| Instructions to follow |
Quote word for word the lines below, beginning with the first and ending with the one that has "const tickValues = [0, 0.2, 0.4, 0.6, 0.8, 1.0];". Drop the pictures.
'''
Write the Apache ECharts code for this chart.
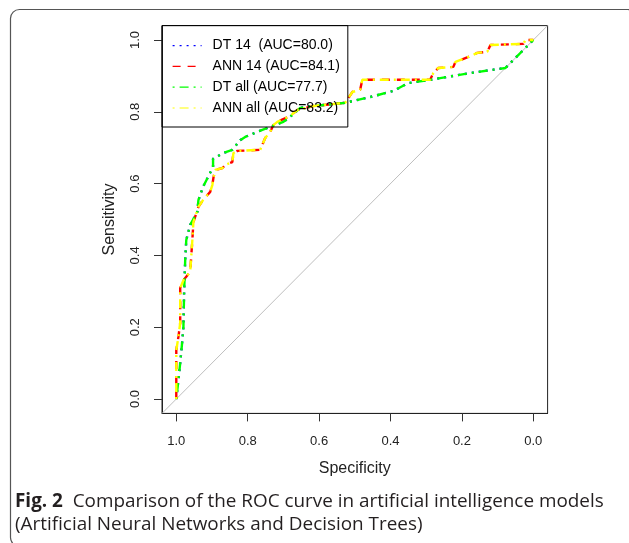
<!DOCTYPE html>
<html>
<head>
<meta charset="utf-8">
<script src="https://cdn.jsdelivr.net/npm/echarts@6/dist/echarts.min.js"></script>
<style>
html,body{margin:0;padding:0;background:#fff;}
#chart{width:629px;height:543px;}
</style>
</head>
<body>
<div id="chart"></div>
<script>
// ---- Data ----
const seriesNames = ['DT 14  (AUC=80.0)', 'ANN 14 (AUC=84.1)', 'DT all (AUC=77.7)', 'ANN all (AUC=83.2)'];
const tickValues = [0, 0.2, 0.4, 0.6, 0.8, 1.0];

const dtSpec = [1.000, 0.994, 0.989, 0.983, 0.980, 0.978, 0.975, 0.972, 0.961, 0.941, 0.938, 0.925, 0.897, 0.897, 0.868, 0.843, 0.821, 0.807, 0.773, 0.737, 0.700, 0.681, 0.653, 0.616, 0.527, 0.457, 0.392, 0.350, 0.289, 0.176, 0.078, 0.000];
const dtSens = [0.000, 0.053, 0.100, 0.164, 0.201, 0.300, 0.387, 0.443, 0.485, 0.521, 0.554, 0.591, 0.646, 0.669, 0.685, 0.694, 0.721, 0.730, 0.744, 0.758, 0.772, 0.786, 0.811, 0.816, 0.825, 0.841, 0.858, 0.880, 0.889, 0.908, 0.922, 1.000];

const dtAllSpec = [1.000, 0.994, 0.989, 0.983, 0.980, 0.978, 0.975, 0.972, 0.961, 0.941, 0.938, 0.925, 0.897, 0.897, 0.868, 0.843, 0.821, 0.807, 0.773, 0.737, 0.700, 0.681, 0.653, 0.616, 0.527, 0.457, 0.392, 0.350, 0.289, 0.176, 0.078, 0.000];
const dtAllSens = [0.000, 0.053, 0.100, 0.164, 0.201, 0.300, 0.387, 0.443, 0.485, 0.521, 0.554, 0.591, 0.646, 0.669, 0.685, 0.694, 0.721, 0.730, 0.744, 0.758, 0.772, 0.786, 0.811, 0.816, 0.825, 0.841, 0.858, 0.880, 0.889, 0.908, 0.922, 1.000];

const annSpec = [1.000, 1.000, 0.994, 0.989, 0.989, 0.980, 0.961, 0.955, 0.952, 0.938, 0.925, 0.905, 0.899, 0.896, 0.891, 0.871, 0.863, 0.843, 0.840, 0.829, 0.765, 0.759, 0.751, 0.737, 0.728, 0.717, 0.681, 0.661, 0.616, 0.527, 0.518, 0.507, 0.485, 0.479, 0.289, 0.280, 0.266, 0.224, 0.218, 0.176, 0.157, 0.129, 0.120, 0.028, 0.022, 0.000];
const annSens = [0.000, 0.136, 0.173, 0.212, 0.309, 0.331, 0.354, 0.443, 0.493, 0.535, 0.554, 0.577, 0.596, 0.616, 0.638, 0.643, 0.652, 0.660, 0.685, 0.691, 0.694, 0.708, 0.727, 0.744, 0.763, 0.772, 0.788, 0.805, 0.816, 0.825, 0.838, 0.855, 0.861, 0.889, 0.889, 0.908, 0.922, 0.925, 0.939, 0.955, 0.964, 0.967, 0.986, 0.989, 1.000, 1.000];

const annAllSpec = [1.000, 1.000, 0.994, 0.989, 0.989, 0.980, 0.961, 0.955, 0.952, 0.938, 0.925, 0.905, 0.899, 0.896, 0.891, 0.871, 0.863, 0.843, 0.840, 0.829, 0.765, 0.759, 0.751, 0.737, 0.728, 0.717, 0.681, 0.661, 0.616, 0.527, 0.518, 0.507, 0.485, 0.479, 0.289, 0.280, 0.266, 0.224, 0.218, 0.176, 0.157, 0.129, 0.120, 0.028, 0.022, 0.000];
const annAllSens = [0.000, 0.136, 0.173, 0.212, 0.309, 0.331, 0.354, 0.443, 0.493, 0.535, 0.554, 0.577, 0.596, 0.616, 0.638, 0.643, 0.652, 0.660, 0.685, 0.691, 0.694, 0.708, 0.727, 0.744, 0.763, 0.772, 0.788, 0.805, 0.816, 0.825, 0.838, 0.855, 0.861, 0.889, 0.889, 0.908, 0.922, 0.925, 0.939, 0.955, 0.964, 0.967, 0.986, 0.989, 1.000, 1.000];

// chance (reference) diagonal across the full plotting region
const refSpec = [1.04, -0.04];
const refSens = [-0.04, 1.04];

// ---- Build chart ----
function pairs(xs, ys) { return xs.map((x, i) => [x, ys[i]]); }

const chart = echarts.init(document.getElementById('chart'), null, {renderer: 'canvas'});
const axisFont = 'Liberation Sans, Arial, sans-serif';

function rocSeries(name, xs, ys, color, dash) {
  return {
    name: name, type: 'line', data: pairs(xs, ys),
    symbol: 'none', showSymbol: false, smooth: false, silent: true,
    color: color,
    lineStyle: {color: color, width: 2.4, type: dash},
    z: 3
  };
}

const option = {
  animation: false,
  backgroundColor: '#fff',
  title: {
    left: 15, top: 490, padding: 0,
    text: '{b|Fig. 2}{r|  Comparison of the ROC curve in artificial intelligence models}\n{r|(Artificial Neural Networks and Decision Trees)}',
    textStyle: {
      rich: {
        b: {fontFamily: 'Open Sans', fontWeight: 'bold', fontSize: 18.9, color: '#231f20', lineHeight: 23},
        r: {fontFamily: 'Open Sans', fontWeight: 'normal', fontSize: 18.9, color: '#231f20', lineHeight: 23}
      }
    }
  },
  grid: {
    left: 162, right: 81.4, top: 25.6, bottom: 129.6,
    show: true, borderColor: '#222', borderWidth: 1, backgroundColor: 'transparent'
  },
  legend: {
    left: 162, top: 25.6, orient: 'vertical',
    padding: [13, 8, 12, 10],
    itemWidth: 29, itemHeight: 14, itemGap: 6.8,
    borderColor: '#000', borderWidth: 1,
    selectedMode: false,
    textStyle: {fontFamily: axisFont, fontSize: 14, color: '#000', padding: [0, 0, 0, 6]},
    itemStyle: {opacity: 0},
    lineStyle: {width: 1.2},
    data: seriesNames
  },
  xAxis: {
    type: 'value', inverse: true, min: -0.04, max: 1.04,
    name: 'Specificity', nameLocation: 'middle', nameGap: 47,
    nameTextStyle: {fontFamily: axisFont, fontSize: 16, color: '#222'},
    axisLine: {show: true, onZero: false, lineStyle: {color: '#222', width: 1}},
    axisTick: {show: true, length: 8, inside: false, customValues: tickValues, lineStyle: {color: '#333'}},
    axisLabel: {show: true, customValues: tickValues, margin: 22, fontFamily: axisFont, fontSize: 13, color: '#222',
      formatter: v => v.toFixed(1)},
    splitLine: {show: false}
  },
  yAxis: {
    type: 'value', min: -0.04, max: 1.04,
    name: 'Sensitivity', nameLocation: 'middle', nameGap: 44,
    nameTextStyle: {fontFamily: axisFont, fontSize: 16, color: '#222'},
    axisLine: {show: true, onZero: false, lineStyle: {color: '#222', width: 1}},
    axisTick: {show: true, length: 8, inside: false, customValues: tickValues, lineStyle: {color: '#333'}},
    axisLabel: {show: true, customValues: tickValues, margin: 20, rotate: 90, fontFamily: axisFont, fontSize: 13, color: '#222',
      formatter: v => v.toFixed(1)},
    splitLine: {show: false}
  },
  graphic: [
    {type: 'rect', z: -10, silent: true,
     shape: {x: 10.5, y: 9.5, width: 626, height: 537, r: 9},
     style: {fill: 'none', stroke: '#555', lineWidth: 1.2}}
  ],
  series: [
    {name: 'chance', type: 'line', data: pairs(refSpec, refSens), symbol: 'none', silent: true,
     lineStyle: {color: '#BEBEBE', width: 1}, z: 1},
    rocSeries(seriesNames[0], dtSpec, dtSens, '#0000FF', [2, 5]),
    rocSeries(seriesNames[1], annSpec, annSens, '#FF0000', [8, 7]),
    rocSeries(seriesNames[2], dtAllSpec, dtAllSens, '#00FF00', [2, 5, 9, 5]),
    rocSeries(seriesNames[3], annAllSpec, annAllSens, '#FFFF00', [2, 5, 9, 5])
  ]
};
chart.setOption(option);
</script>
</body>
</html>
'''
| Finished answer |
Write the Apache ECharts code for this chart.
<!DOCTYPE html>
<html>
<head>
<meta charset="utf-8">
<script src="https://cdn.jsdelivr.net/npm/echarts@6/dist/echarts.min.js"></script>
<style>
html,body{margin:0;padding:0;background:#fff;}
#chart{width:629px;height:543px;}
</style>
</head>
<body>
<div id="chart"></div>
<script>
// ---- Data ----
const seriesNames = ['DT 14  (AUC=80.0)', 'ANN 14 (AUC=84.1)', 'DT all (AUC=77.7)', 'ANN all (AUC=83.2)'];
const tickValues = [0, 0.2, 0.4, 0.6, 0.8, 1.0];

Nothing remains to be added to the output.